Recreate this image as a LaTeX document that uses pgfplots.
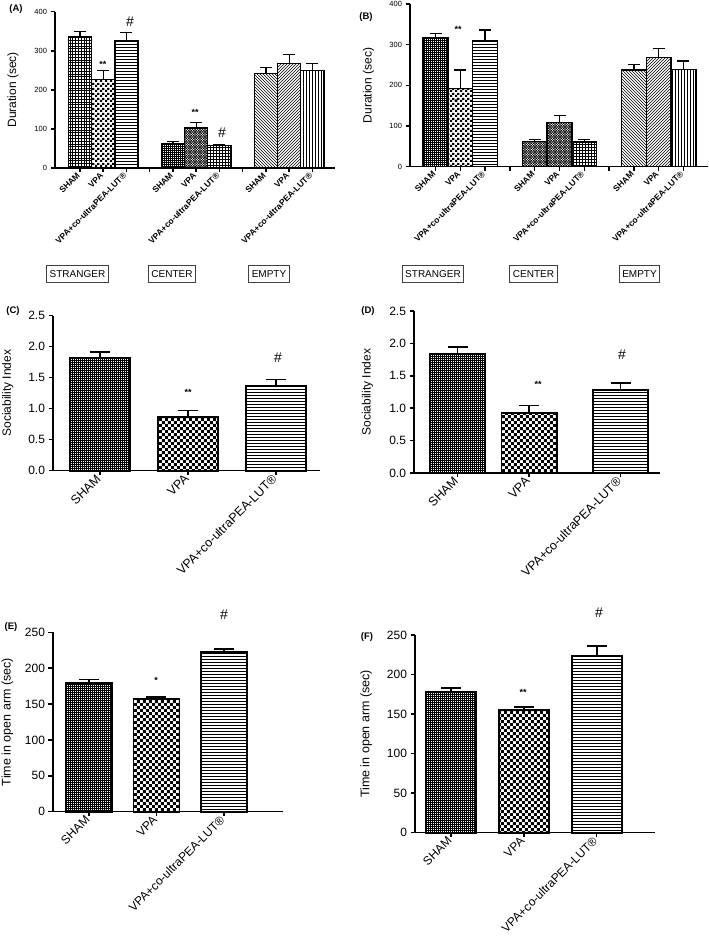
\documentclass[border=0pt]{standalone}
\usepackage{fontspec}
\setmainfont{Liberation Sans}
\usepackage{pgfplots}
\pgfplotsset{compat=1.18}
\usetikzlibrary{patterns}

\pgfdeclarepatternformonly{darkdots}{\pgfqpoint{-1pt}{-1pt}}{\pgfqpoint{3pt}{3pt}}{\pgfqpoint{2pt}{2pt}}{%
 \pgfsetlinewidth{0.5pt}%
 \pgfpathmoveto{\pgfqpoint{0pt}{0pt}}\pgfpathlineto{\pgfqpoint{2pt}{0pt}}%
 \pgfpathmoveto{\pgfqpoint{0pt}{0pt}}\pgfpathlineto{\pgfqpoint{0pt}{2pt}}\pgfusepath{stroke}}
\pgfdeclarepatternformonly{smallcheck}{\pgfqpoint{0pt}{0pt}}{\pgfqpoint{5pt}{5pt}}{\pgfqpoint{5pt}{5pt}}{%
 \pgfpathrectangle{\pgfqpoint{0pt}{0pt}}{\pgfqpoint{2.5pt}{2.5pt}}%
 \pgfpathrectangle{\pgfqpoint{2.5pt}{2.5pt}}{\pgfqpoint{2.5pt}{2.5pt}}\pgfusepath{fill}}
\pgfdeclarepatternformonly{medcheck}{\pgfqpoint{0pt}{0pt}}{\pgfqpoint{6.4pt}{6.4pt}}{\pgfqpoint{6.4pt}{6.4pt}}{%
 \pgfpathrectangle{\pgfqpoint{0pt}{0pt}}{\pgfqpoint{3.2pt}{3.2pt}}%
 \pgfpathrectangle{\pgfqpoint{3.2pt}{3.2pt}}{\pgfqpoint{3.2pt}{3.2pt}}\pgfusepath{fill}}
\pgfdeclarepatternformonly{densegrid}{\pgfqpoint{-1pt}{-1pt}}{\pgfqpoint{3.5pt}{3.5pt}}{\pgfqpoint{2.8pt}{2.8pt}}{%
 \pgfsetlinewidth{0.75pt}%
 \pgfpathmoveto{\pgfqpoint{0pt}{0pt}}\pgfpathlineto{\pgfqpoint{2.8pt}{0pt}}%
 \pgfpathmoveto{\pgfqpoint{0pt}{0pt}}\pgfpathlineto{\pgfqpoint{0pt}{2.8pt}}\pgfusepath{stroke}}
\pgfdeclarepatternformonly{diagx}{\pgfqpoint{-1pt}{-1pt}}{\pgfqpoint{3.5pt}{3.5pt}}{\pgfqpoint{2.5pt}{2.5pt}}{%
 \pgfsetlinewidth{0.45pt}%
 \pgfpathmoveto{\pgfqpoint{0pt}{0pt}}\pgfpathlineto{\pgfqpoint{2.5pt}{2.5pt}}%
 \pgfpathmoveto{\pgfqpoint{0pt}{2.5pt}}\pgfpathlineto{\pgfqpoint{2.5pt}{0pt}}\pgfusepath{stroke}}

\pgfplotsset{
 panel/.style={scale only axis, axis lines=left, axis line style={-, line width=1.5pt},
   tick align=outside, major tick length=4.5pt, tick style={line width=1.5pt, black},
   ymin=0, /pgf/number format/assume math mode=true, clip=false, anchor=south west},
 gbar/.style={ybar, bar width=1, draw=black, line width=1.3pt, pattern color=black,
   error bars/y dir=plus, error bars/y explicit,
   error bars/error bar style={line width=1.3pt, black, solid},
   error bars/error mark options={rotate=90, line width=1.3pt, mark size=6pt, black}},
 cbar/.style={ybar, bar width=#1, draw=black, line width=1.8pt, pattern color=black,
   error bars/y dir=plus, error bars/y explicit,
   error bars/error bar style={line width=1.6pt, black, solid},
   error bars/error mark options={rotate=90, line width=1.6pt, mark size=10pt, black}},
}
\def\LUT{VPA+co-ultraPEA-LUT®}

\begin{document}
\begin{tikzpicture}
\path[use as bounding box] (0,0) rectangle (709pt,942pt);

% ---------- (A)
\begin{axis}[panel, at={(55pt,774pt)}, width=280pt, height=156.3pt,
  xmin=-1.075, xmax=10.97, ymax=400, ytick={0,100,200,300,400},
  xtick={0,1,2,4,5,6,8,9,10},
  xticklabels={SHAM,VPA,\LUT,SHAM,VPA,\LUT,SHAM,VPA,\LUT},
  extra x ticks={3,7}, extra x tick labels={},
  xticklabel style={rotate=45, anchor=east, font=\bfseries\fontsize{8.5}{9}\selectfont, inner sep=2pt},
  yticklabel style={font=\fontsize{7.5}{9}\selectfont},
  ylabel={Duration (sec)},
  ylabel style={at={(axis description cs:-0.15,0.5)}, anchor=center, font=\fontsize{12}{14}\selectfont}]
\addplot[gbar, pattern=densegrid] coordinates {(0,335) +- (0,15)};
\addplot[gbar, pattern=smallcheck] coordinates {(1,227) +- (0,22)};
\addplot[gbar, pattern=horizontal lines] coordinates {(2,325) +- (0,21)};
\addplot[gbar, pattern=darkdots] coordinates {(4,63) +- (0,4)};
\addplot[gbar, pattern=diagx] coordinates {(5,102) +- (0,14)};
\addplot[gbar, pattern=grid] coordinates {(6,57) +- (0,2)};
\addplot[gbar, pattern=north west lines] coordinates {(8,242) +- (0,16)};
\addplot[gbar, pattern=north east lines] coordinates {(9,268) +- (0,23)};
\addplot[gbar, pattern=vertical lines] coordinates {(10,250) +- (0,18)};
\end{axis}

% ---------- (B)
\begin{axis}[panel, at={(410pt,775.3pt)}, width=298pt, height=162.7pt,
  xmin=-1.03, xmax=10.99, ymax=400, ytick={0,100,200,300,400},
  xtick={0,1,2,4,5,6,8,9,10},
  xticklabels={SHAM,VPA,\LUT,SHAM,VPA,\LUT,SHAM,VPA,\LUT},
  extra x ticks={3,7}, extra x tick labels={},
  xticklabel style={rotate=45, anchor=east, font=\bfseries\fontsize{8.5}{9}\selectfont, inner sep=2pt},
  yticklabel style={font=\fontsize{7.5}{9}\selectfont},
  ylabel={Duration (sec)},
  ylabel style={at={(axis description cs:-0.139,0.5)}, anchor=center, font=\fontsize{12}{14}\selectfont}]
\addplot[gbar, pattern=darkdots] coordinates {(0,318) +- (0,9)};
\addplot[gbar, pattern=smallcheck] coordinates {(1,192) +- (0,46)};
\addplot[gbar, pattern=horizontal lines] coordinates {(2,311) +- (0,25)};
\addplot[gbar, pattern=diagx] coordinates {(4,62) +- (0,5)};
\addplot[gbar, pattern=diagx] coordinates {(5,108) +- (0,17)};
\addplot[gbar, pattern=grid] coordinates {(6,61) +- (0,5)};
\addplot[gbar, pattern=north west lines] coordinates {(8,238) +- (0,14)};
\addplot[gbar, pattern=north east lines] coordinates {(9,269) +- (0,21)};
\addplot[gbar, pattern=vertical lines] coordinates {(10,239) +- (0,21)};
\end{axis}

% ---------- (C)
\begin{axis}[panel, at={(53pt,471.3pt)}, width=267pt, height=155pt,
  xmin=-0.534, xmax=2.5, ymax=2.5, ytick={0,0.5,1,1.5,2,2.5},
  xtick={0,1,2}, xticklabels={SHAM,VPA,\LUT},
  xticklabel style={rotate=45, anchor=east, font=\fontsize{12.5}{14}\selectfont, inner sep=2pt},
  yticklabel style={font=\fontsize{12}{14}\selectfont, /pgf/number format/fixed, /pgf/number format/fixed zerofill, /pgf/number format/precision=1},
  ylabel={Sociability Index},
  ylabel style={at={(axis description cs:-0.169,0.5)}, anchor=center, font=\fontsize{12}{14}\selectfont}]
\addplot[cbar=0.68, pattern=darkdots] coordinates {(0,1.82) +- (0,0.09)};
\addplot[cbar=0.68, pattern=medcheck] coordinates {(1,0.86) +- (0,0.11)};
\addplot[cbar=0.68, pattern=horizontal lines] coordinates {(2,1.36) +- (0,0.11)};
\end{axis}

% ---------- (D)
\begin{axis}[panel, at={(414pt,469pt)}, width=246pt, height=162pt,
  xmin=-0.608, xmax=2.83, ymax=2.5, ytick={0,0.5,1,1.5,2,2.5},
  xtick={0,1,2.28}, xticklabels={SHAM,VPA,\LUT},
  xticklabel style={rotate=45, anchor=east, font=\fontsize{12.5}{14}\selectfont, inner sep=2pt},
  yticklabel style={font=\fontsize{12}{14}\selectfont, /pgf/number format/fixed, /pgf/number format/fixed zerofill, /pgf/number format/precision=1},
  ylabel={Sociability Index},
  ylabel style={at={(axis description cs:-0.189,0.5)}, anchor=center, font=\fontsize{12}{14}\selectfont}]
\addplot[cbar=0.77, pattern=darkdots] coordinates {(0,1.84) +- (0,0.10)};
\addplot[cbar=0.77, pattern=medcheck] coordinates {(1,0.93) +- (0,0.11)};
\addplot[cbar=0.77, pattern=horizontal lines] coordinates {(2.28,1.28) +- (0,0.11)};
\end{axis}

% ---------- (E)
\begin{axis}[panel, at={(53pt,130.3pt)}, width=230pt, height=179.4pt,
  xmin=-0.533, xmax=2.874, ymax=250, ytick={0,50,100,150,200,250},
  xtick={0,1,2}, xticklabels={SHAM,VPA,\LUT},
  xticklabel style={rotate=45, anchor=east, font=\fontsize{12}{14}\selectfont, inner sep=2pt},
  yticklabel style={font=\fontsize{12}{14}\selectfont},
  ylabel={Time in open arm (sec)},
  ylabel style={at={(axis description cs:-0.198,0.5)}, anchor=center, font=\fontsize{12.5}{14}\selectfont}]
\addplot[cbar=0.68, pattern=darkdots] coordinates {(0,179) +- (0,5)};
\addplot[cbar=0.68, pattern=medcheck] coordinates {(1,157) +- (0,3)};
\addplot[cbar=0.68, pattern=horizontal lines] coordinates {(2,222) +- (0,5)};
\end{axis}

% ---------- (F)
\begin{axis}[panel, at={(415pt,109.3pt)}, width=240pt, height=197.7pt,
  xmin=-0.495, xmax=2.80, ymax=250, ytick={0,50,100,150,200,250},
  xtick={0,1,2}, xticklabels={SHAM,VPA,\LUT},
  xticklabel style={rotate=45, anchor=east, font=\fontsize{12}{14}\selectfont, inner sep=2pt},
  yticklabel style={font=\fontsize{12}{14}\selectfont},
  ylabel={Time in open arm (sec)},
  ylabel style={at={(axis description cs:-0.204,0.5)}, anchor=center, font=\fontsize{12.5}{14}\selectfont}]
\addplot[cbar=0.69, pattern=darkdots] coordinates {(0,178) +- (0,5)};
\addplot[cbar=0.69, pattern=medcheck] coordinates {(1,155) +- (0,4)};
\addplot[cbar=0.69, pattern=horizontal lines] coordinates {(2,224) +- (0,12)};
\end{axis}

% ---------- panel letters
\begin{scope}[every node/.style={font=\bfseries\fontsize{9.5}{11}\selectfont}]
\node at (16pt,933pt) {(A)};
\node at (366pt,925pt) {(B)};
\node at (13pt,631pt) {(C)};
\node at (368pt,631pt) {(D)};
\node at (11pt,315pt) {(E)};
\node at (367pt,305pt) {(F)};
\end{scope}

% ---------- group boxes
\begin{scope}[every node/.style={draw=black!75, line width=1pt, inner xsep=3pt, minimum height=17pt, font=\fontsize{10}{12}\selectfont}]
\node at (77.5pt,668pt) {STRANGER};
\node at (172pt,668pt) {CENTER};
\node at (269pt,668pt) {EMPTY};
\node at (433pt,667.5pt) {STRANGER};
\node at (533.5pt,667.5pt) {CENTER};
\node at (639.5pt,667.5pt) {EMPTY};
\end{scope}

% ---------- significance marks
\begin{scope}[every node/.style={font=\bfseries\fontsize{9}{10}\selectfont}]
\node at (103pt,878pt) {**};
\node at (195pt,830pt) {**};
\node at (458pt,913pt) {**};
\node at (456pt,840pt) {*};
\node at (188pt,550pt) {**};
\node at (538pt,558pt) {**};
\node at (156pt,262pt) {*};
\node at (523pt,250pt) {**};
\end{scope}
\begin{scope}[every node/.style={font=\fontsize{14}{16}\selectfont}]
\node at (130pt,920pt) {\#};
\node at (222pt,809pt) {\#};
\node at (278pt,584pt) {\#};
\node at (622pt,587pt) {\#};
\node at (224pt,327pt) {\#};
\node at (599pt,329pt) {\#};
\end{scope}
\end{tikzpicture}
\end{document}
...
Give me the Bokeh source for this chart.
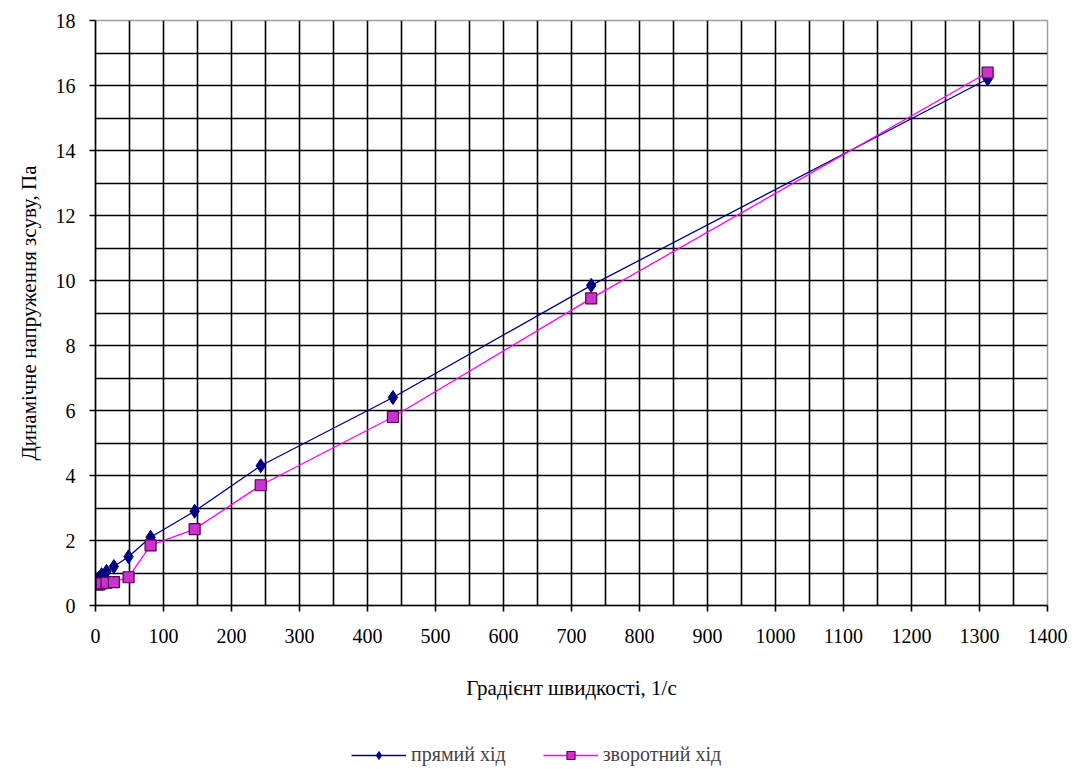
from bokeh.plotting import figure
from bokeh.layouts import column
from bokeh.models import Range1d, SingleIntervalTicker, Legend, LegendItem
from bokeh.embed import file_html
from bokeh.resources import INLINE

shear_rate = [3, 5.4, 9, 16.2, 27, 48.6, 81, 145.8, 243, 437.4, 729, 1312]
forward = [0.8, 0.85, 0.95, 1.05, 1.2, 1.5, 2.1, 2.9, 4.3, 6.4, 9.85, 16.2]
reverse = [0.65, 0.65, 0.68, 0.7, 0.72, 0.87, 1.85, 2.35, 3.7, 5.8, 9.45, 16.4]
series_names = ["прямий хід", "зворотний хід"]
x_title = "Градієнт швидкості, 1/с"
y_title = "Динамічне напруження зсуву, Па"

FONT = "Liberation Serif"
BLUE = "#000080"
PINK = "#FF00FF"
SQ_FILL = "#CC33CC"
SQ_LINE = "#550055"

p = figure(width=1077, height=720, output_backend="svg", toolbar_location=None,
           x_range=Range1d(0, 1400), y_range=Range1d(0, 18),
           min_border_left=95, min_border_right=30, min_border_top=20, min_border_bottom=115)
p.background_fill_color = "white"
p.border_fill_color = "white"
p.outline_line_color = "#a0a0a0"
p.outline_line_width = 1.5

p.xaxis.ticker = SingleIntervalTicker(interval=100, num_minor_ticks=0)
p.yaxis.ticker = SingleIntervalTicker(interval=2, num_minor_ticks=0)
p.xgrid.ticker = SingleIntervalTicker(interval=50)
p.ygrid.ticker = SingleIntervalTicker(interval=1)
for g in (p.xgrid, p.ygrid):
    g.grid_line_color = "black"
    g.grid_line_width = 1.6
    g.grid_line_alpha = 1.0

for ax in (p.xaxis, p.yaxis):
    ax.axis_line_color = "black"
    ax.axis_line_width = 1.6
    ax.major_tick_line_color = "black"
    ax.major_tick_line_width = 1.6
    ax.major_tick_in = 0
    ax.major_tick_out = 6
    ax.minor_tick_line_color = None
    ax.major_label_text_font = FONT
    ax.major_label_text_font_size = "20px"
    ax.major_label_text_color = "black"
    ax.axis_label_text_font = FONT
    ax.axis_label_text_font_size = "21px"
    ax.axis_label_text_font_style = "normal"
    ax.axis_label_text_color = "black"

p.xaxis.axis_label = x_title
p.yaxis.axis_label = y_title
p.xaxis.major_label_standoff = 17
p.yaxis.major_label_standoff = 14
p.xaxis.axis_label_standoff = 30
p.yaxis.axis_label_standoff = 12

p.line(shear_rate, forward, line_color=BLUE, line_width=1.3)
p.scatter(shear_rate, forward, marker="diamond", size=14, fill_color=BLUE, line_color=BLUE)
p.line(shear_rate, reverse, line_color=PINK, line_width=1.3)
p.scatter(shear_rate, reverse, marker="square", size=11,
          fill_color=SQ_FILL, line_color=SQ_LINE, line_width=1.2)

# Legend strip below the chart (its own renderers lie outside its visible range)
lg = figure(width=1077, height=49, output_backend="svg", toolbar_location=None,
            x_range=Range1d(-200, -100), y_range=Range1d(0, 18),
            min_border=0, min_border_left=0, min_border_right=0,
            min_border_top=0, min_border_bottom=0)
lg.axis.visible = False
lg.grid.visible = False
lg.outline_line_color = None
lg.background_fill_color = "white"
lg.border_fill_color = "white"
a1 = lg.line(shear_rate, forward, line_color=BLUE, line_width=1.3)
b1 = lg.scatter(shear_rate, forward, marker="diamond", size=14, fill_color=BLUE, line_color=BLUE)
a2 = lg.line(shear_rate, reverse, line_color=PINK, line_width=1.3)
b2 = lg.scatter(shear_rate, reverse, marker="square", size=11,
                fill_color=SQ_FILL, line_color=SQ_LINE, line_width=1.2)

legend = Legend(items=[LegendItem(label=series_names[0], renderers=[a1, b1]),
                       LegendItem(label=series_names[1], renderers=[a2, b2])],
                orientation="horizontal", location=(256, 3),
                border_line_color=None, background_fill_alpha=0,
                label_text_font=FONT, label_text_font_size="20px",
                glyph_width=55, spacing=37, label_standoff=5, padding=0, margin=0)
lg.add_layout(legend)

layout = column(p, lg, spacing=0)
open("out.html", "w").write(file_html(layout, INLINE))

* **Given problem**: Copy the lines above exactly, starting with the line that contains "Give me the Bokeh source for this chart." and ending with the line that contains "from bokeh.resources import INLINE", and leave out any pictures.

* **The result**:
Give me the Bokeh source for this chart.
from bokeh.plotting import figure
from bokeh.layouts import column
from bokeh.models import Range1d, SingleIntervalTicker, Legend, LegendItem
from bokeh.embed import file_html
from bokeh.resources import INLINE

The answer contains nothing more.